▸ **Excerpted records**:

╭──

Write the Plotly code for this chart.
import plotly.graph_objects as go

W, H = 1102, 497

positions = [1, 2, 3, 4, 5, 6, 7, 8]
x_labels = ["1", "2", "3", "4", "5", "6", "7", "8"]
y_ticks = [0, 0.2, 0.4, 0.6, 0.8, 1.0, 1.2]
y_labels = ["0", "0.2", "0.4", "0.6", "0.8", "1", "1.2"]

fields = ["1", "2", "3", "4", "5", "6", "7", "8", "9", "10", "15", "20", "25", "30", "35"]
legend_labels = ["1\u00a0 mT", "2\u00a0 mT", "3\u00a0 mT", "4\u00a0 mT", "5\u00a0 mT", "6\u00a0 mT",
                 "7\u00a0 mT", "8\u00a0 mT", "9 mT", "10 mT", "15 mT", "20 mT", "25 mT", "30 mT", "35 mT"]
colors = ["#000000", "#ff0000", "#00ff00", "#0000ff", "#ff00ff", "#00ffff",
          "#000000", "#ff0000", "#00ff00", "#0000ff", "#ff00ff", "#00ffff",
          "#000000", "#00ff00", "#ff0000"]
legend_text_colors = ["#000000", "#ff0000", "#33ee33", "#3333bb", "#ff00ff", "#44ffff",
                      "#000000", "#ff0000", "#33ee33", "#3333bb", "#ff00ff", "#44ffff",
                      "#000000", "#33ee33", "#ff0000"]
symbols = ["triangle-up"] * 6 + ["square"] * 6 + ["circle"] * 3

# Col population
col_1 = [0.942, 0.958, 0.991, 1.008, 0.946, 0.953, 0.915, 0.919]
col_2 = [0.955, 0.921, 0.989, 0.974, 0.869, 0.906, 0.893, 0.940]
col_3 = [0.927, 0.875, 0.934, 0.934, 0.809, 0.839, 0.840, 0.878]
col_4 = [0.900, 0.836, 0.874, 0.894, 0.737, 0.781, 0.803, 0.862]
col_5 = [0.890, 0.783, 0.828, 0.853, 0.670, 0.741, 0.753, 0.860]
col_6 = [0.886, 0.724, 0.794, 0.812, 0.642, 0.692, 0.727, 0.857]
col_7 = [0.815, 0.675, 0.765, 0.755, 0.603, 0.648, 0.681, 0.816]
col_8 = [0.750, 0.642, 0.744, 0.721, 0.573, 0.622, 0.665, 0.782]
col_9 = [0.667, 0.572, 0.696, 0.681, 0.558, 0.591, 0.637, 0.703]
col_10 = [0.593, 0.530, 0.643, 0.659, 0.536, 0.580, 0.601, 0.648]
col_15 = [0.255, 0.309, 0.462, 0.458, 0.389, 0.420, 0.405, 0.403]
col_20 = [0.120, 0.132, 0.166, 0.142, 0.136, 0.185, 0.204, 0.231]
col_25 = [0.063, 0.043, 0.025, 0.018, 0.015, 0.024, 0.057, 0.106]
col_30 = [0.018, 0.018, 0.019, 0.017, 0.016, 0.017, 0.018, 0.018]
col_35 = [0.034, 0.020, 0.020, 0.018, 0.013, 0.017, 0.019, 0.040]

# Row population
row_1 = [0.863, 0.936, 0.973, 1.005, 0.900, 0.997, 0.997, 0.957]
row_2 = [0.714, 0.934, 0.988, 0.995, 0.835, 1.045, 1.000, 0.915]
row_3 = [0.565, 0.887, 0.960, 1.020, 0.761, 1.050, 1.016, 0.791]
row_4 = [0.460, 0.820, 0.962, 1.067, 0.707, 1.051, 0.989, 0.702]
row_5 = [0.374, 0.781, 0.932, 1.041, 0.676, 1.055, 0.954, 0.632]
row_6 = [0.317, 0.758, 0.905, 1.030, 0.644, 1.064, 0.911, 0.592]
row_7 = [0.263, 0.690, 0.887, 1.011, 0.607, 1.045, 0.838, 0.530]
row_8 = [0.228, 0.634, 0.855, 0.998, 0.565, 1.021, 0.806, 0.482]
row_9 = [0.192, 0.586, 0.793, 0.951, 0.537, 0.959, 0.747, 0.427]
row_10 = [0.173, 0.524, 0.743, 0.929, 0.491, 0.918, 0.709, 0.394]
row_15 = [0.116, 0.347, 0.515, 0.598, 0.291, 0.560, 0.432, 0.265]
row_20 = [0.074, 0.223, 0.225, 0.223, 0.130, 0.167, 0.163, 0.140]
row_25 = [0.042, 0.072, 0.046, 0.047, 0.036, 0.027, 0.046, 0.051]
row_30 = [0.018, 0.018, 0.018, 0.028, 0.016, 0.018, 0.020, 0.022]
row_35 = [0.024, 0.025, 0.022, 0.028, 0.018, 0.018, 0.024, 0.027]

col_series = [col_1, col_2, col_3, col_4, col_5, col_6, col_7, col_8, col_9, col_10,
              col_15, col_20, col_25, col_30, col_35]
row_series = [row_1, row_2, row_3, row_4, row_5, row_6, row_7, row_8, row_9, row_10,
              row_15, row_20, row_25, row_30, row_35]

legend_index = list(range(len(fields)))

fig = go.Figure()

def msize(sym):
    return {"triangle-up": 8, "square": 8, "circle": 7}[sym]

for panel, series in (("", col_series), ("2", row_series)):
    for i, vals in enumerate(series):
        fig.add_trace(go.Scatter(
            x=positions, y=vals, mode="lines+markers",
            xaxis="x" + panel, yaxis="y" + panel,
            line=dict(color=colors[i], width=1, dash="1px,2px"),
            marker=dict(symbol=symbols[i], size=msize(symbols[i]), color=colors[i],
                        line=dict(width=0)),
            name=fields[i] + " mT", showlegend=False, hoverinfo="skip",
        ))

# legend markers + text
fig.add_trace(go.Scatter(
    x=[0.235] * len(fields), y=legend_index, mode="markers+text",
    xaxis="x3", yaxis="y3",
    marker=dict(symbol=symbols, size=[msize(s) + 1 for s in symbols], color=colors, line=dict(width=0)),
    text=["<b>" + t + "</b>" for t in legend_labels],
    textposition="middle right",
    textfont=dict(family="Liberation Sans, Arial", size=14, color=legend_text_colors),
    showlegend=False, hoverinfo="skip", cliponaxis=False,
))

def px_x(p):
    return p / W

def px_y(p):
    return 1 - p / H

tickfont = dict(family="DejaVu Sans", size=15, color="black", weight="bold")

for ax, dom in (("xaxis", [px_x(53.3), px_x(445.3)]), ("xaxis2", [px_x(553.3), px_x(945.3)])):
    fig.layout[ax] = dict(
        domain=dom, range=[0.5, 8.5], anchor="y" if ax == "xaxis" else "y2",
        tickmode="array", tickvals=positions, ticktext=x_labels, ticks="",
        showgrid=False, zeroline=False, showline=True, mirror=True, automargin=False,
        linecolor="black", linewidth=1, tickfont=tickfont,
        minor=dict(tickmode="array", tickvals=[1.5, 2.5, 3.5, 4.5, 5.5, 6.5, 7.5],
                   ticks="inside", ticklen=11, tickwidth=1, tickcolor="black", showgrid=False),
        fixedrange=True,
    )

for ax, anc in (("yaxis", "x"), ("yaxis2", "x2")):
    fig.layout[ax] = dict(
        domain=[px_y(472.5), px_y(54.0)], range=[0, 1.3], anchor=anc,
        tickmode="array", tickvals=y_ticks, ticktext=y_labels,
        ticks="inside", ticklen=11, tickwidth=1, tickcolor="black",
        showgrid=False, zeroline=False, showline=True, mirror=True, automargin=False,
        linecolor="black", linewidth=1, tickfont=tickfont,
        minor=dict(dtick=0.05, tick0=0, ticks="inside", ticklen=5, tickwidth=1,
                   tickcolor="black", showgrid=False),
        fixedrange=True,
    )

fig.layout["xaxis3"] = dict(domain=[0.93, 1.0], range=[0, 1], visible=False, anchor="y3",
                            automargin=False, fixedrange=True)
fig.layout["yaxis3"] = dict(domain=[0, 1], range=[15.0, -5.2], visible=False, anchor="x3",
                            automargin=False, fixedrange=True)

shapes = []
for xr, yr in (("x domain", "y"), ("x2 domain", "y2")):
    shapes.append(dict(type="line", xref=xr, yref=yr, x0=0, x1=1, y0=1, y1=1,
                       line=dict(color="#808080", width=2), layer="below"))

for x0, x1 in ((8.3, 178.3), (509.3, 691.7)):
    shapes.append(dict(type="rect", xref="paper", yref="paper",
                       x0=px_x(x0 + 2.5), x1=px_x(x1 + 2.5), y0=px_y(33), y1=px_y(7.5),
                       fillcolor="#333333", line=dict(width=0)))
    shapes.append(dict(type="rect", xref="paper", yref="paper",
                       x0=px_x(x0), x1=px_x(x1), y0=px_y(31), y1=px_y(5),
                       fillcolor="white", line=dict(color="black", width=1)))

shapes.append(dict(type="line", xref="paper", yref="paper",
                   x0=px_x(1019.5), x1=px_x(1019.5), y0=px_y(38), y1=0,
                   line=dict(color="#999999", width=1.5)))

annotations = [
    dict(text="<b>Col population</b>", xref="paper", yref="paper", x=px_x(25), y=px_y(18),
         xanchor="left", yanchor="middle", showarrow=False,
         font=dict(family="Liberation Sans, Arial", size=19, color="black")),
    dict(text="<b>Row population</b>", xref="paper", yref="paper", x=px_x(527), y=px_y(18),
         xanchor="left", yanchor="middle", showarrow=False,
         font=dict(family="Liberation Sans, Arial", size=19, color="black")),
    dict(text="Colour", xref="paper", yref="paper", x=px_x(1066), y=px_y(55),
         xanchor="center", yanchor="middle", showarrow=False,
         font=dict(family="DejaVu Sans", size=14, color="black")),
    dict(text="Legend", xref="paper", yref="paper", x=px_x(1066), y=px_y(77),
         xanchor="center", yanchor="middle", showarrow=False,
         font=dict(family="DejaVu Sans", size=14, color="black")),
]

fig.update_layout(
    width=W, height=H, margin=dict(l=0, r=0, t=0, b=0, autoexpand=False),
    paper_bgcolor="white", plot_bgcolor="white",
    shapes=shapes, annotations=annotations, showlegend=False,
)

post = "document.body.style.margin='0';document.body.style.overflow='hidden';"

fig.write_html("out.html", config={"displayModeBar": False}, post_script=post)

╰──
╭──

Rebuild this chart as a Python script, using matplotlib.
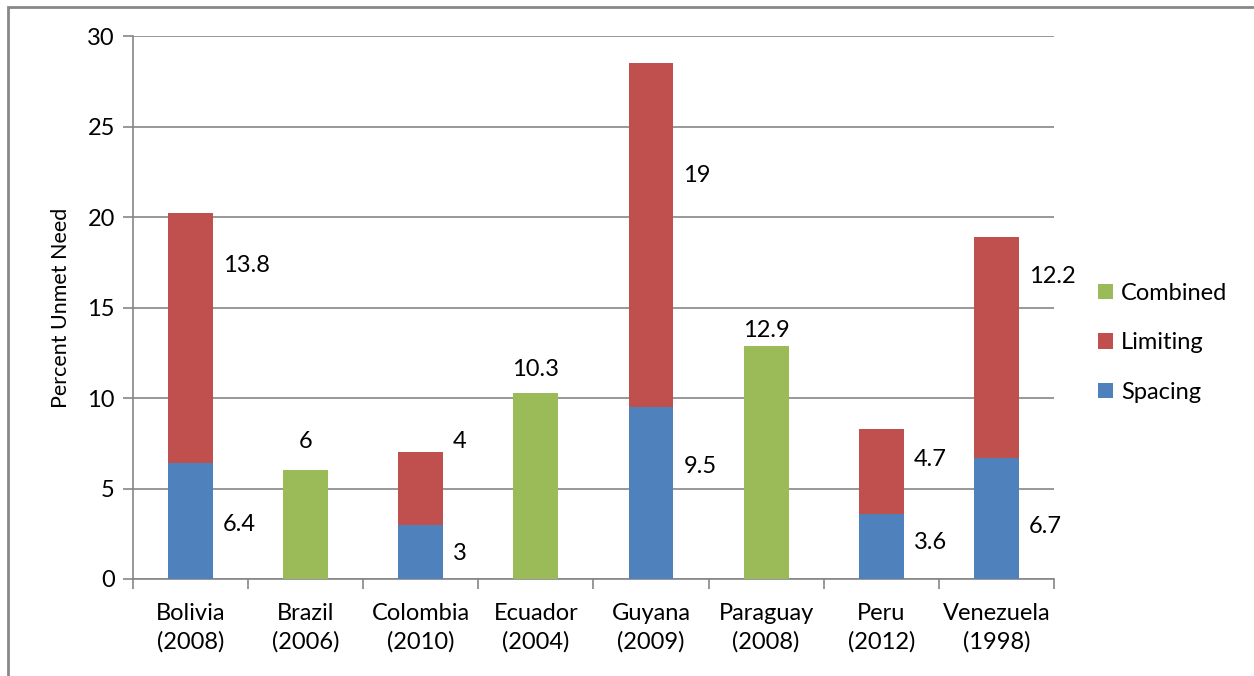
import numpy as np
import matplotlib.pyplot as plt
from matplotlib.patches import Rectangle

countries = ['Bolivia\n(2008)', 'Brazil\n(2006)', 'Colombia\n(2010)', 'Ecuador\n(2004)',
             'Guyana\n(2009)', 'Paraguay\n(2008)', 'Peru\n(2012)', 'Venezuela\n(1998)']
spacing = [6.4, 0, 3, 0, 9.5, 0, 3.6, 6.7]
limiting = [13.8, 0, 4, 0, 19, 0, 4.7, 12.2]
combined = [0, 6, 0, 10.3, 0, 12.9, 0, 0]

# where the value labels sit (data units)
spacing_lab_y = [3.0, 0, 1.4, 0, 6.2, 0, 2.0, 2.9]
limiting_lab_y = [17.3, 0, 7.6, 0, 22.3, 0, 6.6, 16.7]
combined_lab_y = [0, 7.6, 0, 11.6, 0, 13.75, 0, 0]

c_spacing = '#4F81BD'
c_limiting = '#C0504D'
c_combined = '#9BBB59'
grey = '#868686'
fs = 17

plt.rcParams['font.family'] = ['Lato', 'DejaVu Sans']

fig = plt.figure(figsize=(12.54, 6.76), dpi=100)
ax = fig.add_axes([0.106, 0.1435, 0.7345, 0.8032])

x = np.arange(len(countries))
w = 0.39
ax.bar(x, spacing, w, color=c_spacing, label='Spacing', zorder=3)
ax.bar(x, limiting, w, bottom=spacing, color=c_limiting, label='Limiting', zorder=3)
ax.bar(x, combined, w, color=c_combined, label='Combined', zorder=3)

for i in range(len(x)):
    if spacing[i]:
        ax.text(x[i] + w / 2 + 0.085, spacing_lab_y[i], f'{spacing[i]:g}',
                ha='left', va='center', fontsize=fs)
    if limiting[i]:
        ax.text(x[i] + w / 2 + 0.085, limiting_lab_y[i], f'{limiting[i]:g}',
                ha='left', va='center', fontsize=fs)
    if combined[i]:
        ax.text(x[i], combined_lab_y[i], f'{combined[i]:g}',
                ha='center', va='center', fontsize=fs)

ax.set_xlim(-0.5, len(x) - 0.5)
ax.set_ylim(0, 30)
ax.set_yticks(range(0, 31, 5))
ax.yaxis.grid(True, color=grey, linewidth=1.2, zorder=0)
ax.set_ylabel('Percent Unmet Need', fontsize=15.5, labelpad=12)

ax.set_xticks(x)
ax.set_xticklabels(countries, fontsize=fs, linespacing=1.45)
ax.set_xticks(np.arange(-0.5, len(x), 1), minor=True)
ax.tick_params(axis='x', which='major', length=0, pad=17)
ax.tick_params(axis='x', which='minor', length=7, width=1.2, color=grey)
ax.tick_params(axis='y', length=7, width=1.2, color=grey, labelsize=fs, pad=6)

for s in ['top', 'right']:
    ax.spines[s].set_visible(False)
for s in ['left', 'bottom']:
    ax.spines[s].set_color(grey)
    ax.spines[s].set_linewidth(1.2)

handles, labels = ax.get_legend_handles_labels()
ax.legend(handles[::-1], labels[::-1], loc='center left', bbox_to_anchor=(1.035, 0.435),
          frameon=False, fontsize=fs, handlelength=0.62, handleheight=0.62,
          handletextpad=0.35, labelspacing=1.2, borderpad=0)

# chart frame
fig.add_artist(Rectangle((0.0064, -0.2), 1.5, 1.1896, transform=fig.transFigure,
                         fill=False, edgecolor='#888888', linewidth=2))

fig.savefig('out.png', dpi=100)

╰──
╭──

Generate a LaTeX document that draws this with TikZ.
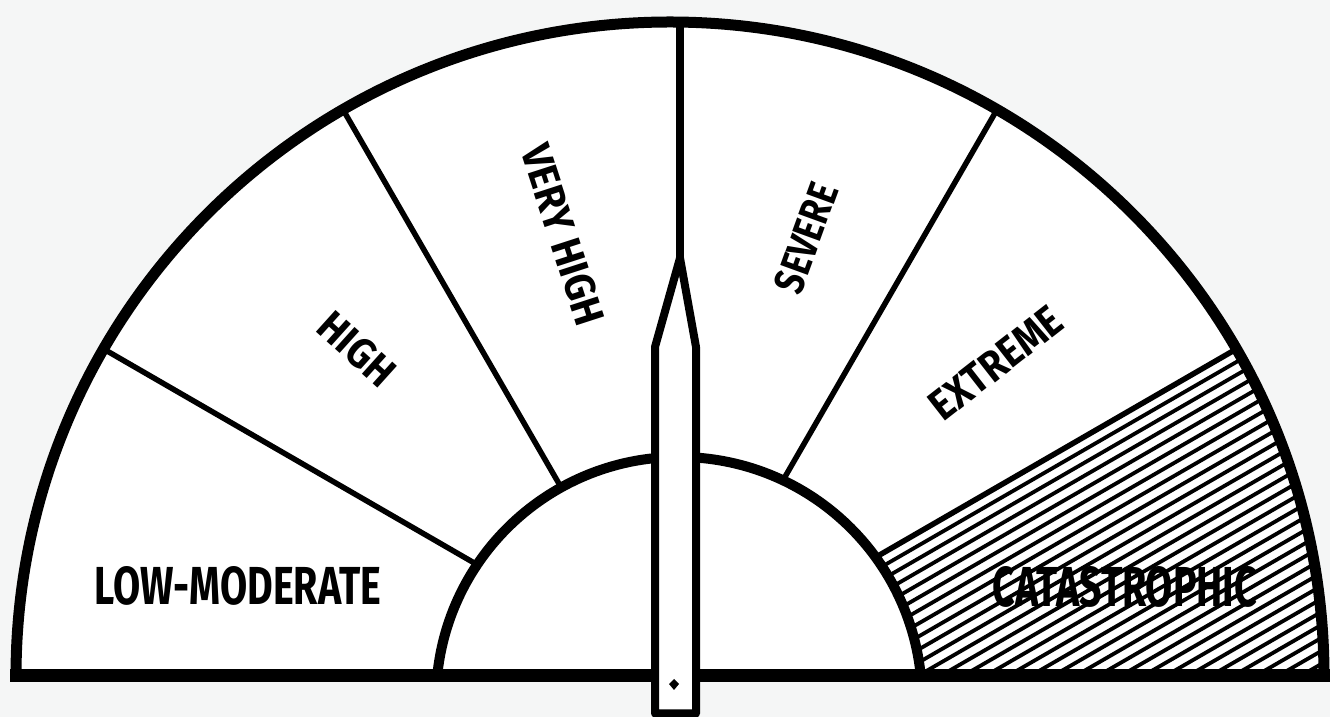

╰──

▸ **Written instruction**: Copy only what runs above from the line containing "Rebuild this chart" through the line containing "ax.set_ylabel('Percent Unmet Need', fontsize=15.5, labelpad=12)", exactly. Leave out the pictures.

▸ **The answer**:
Rebuild this chart as a Python script, using matplotlib.
import numpy as np
import matplotlib.pyplot as plt
from matplotlib.patches import Rectangle

countries = ['Bolivia\n(2008)', 'Brazil\n(2006)', 'Colombia\n(2010)', 'Ecuador\n(2004)',
             'Guyana\n(2009)', 'Paraguay\n(2008)', 'Peru\n(2012)', 'Venezuela\n(1998)']
spacing = [6.4, 0, 3, 0, 9.5, 0, 3.6, 6.7]
limiting = [13.8, 0, 4, 0, 19, 0, 4.7, 12.2]
combined = [0, 6, 0, 10.3, 0, 12.9, 0, 0]

# where the value labels sit (data units)
spacing_lab_y = [3.0, 0, 1.4, 0, 6.2, 0, 2.0, 2.9]
limiting_lab_y = [17.3, 0, 7.6, 0, 22.3, 0, 6.6, 16.7]
combined_lab_y = [0, 7.6, 0, 11.6, 0, 13.75, 0, 0]

c_spacing = '#4F81BD'
c_limiting = '#C0504D'
c_combined = '#9BBB59'
grey = '#868686'
fs = 17

plt.rcParams['font.family'] = ['Lato', 'DejaVu Sans']

fig = plt.figure(figsize=(12.54, 6.76), dpi=100)
ax = fig.add_axes([0.106, 0.1435, 0.7345, 0.8032])

x = np.arange(len(countries))
w = 0.39
ax.bar(x, spacing, w, color=c_spacing, label='Spacing', zorder=3)
ax.bar(x, limiting, w, bottom=spacing, color=c_limiting, label='Limiting', zorder=3)
ax.bar(x, combined, w, color=c_combined, label='Combined', zorder=3)

for i in range(len(x)):
    if spacing[i]:
        ax.text(x[i] + w / 2 + 0.085, spacing_lab_y[i], f'{spacing[i]:g}',
                ha='left', va='center', fontsize=fs)
    if limiting[i]:
        ax.text(x[i] + w / 2 + 0.085, limiting_lab_y[i], f'{limiting[i]:g}',
                ha='left', va='center', fontsize=fs)
    if combined[i]:
        ax.text(x[i], combined_lab_y[i], f'{combined[i]:g}',
                ha='center', va='center', fontsize=fs)

ax.set_xlim(-0.5, len(x) - 0.5)
ax.set_ylim(0, 30)
ax.set_yticks(range(0, 31, 5))
ax.yaxis.grid(True, color=grey, linewidth=1.2, zorder=0)
ax.set_ylabel('Percent Unmet Need', fontsize=15.5, labelpad=12)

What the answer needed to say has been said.